-- START --

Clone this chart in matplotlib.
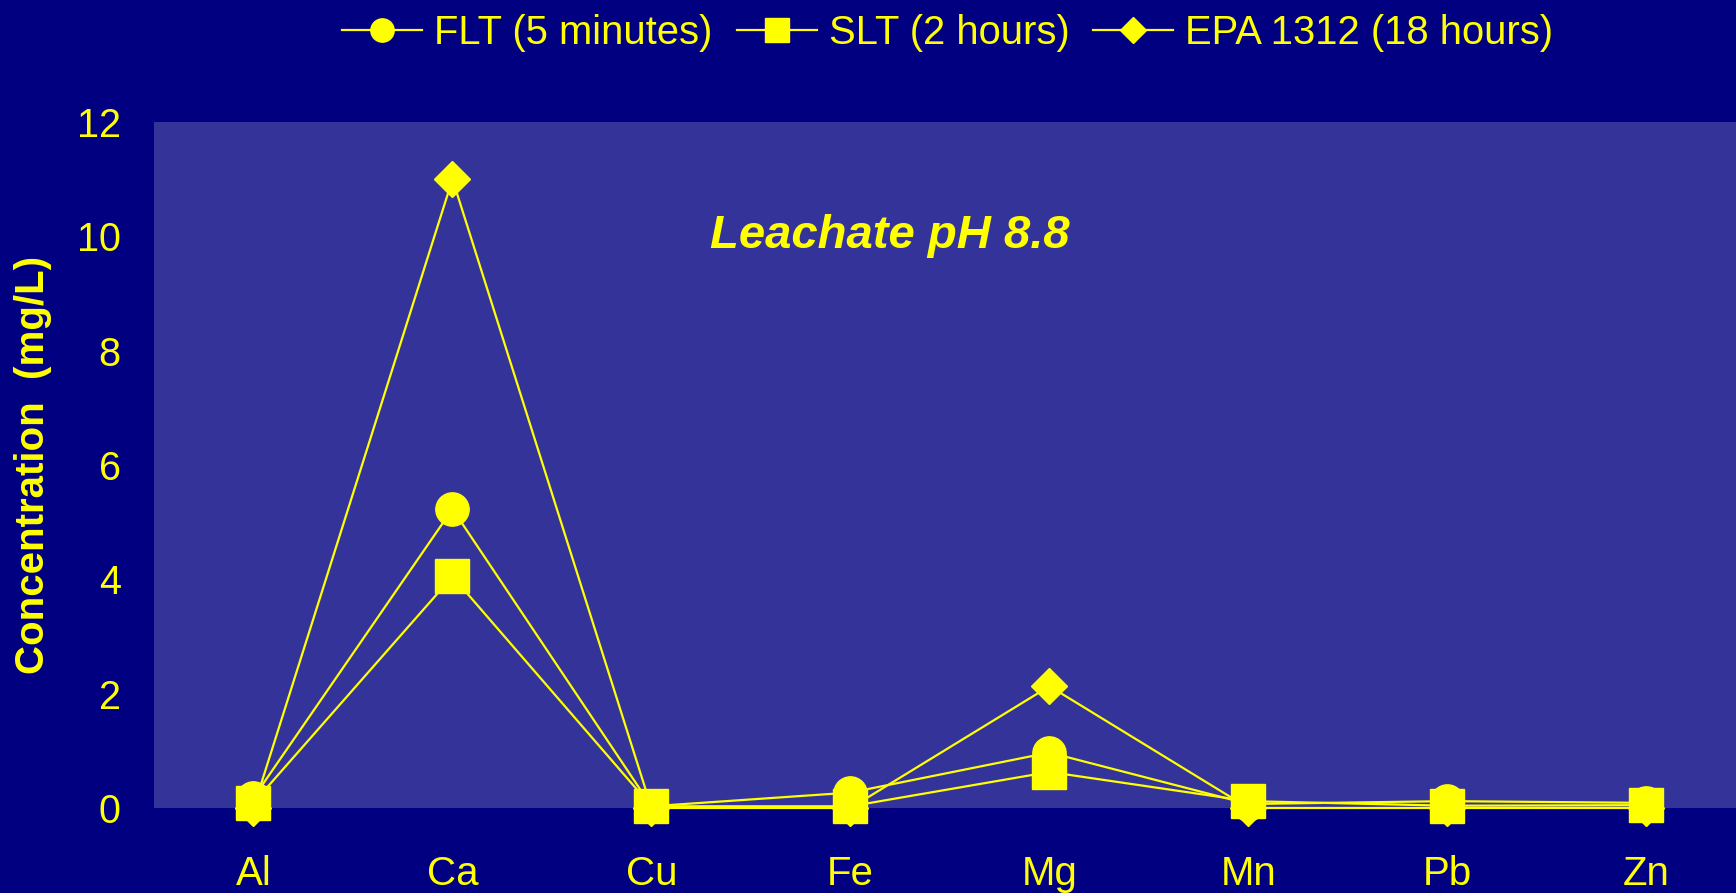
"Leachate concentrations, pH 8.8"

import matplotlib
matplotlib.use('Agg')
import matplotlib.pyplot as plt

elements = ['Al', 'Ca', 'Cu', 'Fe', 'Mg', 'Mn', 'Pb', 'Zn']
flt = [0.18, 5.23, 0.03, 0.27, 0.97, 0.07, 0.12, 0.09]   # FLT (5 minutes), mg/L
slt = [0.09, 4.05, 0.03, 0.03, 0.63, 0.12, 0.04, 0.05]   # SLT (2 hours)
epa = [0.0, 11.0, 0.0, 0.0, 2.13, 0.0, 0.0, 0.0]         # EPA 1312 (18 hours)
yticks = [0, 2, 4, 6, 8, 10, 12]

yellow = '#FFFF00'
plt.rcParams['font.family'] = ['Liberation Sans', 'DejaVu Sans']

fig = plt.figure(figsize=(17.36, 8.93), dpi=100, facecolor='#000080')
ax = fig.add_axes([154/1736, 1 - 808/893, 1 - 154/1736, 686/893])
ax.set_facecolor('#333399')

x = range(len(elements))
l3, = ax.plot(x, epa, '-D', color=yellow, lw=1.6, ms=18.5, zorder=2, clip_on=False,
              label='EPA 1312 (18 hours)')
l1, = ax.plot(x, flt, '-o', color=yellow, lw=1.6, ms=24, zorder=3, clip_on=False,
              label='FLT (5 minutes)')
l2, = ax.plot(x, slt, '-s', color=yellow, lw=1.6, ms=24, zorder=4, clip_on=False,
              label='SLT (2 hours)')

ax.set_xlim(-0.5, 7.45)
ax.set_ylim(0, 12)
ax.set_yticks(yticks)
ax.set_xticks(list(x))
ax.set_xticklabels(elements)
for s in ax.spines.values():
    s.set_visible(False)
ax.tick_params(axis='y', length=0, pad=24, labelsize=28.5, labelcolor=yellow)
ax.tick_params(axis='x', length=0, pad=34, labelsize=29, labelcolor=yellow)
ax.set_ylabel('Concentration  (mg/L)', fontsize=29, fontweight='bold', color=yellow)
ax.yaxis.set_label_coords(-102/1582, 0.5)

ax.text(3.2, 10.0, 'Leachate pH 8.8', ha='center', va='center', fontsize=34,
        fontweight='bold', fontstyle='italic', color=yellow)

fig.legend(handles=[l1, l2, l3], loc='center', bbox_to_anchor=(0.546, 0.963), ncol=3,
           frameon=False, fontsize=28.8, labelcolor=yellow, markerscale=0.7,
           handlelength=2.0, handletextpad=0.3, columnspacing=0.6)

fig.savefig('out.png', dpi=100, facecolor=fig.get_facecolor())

-- END --

### Stated goal
Transcribe all of the material exactly, leaving out whatever pictures it contains.

### Solution to this problem
Clone this chart in matplotlib.
"Leachate concentrations, pH 8.8"

import matplotlib
matplotlib.use('Agg')
import matplotlib.pyplot as plt

elements = ['Al', 'Ca', 'Cu', 'Fe', 'Mg', 'Mn', 'Pb', 'Zn']
flt = [0.18, 5.23, 0.03, 0.27, 0.97, 0.07, 0.12, 0.09]   # FLT (5 minutes), mg/L
slt = [0.09, 4.05, 0.03, 0.03, 0.63, 0.12, 0.04, 0.05]   # SLT (2 hours)
epa = [0.0, 11.0, 0.0, 0.0, 2.13, 0.0, 0.0, 0.0]         # EPA 1312 (18 hours)
yticks = [0, 2, 4, 6, 8, 10, 12]

yellow = '#FFFF00'
plt.rcParams['font.family'] = ['Liberation Sans', 'DejaVu Sans']

fig = plt.figure(figsize=(17.36, 8.93), dpi=100, facecolor='#000080')
ax = fig.add_axes([154/1736, 1 - 808/893, 1 - 154/1736, 686/893])
ax.set_facecolor('#333399')

x = range(len(elements))
l3, = ax.plot(x, epa, '-D', color=yellow, lw=1.6, ms=18.5, zorder=2, clip_on=False,
              label='EPA 1312 (18 hours)')
l1, = ax.plot(x, flt, '-o', color=yellow, lw=1.6, ms=24, zorder=3, clip_on=False,
              label='FLT (5 minutes)')
l2, = ax.plot(x, slt, '-s', color=yellow, lw=1.6, ms=24, zorder=4, clip_on=False,
              label='SLT (2 hours)')

ax.set_xlim(-0.5, 7.45)
ax.set_ylim(0, 12)
ax.set_yticks(yticks)
ax.set_xticks(list(x))
ax.set_xticklabels(elements)
for s in ax.spines.values():
    s.set_visible(False)
ax.tick_params(axis='y', length=0, pad=24, labelsize=28.5, labelcolor=yellow)
ax.tick_params(axis='x', length=0, pad=34, labelsize=29, labelcolor=yellow)
ax.set_ylabel('Concentration  (mg/L)', fontsize=29, fontweight='bold', color=yellow)
ax.yaxis.set_label_coords(-102/1582, 0.5)

ax.text(3.2, 10.0, 'Leachate pH 8.8', ha='center', va='center', fontsize=34,
        fontweight='bold', fontstyle='italic', color=yellow)

fig.legend(handles=[l1, l2, l3], loc='center', bbox_to_anchor=(0.546, 0.963), ncol=3,
           frameon=False, fontsize=28.8, labelcolor=yellow, markerscale=0.7,
           handlelength=2.0, handletextpad=0.3, columnspacing=0.6)

fig.savefig('out.png', dpi=100, facecolor=fig.get_facecolor())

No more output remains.